Epinephrine auto-injector still costly for some, study finds

A new study has found that despite the availability of low-cost options of epinephrine auto-injector, people are still paying higher price and that these epinephrine auto-injector are proving to be costly for some.

Though people are paying less now for epinephrine auto-injector, for a significant minority the amount they pay has stayed high – largely due to their health insurance plans.

The authors analyzed 2015-2019 data from 657,813 children and adults using the IBM MarketScan Commercial Database, which is a national claims database from 28 million Americans with private employer-sponsored insurance. During this period, the branded EpiPen faced increasing competition, including from its own lower-priced authorized generic, the authorized generic of Adrenaclick. and a generic auto-injector manufactured by Teva.

Th authors found that mean annual out-of-pocket spending for epinephrine auto-injectors peaked in 2016 at $116 and began to decrease in 2017, when patients increasingly shifted away from the EpiPen to lower-priced competing products. By 2019, mean annual out-of-pocket spending had fallen to $76, and 60% of patients paid $20 or less for epinephrine auto-injectors.

Despite this improvement, 1 in 13 patients paid more than $200 for epinephrine auto-injectors in 2019. Among these patients, 62.5% were enrolled in high-deductible health plans.
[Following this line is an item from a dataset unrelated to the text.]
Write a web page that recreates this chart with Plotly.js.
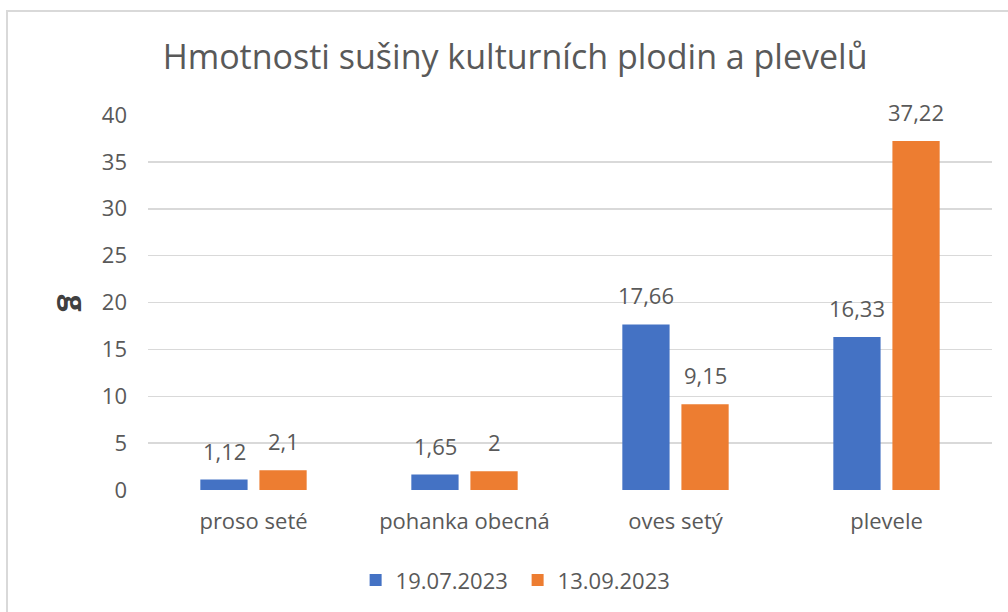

These plans cover approximately 30% of privately insured Americans and had a minimum deductible of $1,350 for individuals and $2,700 for families in 2019.

63.3% of the patients paying more than $200 per year were children. Researchers believes this is partly because children need to fill prescriptions more often than adults so that they can have epinephrine auto-injectors both at home and school.

Almost two-thirds of patients paying more than $200 per year only used lower-priced non-branded products, like the authorized generics of EpiPen and Adrenaclick. Among these patients, mean annual out-of-pocket spending was over $650, and 88% of this was in the form of deductible and co-insurance payments.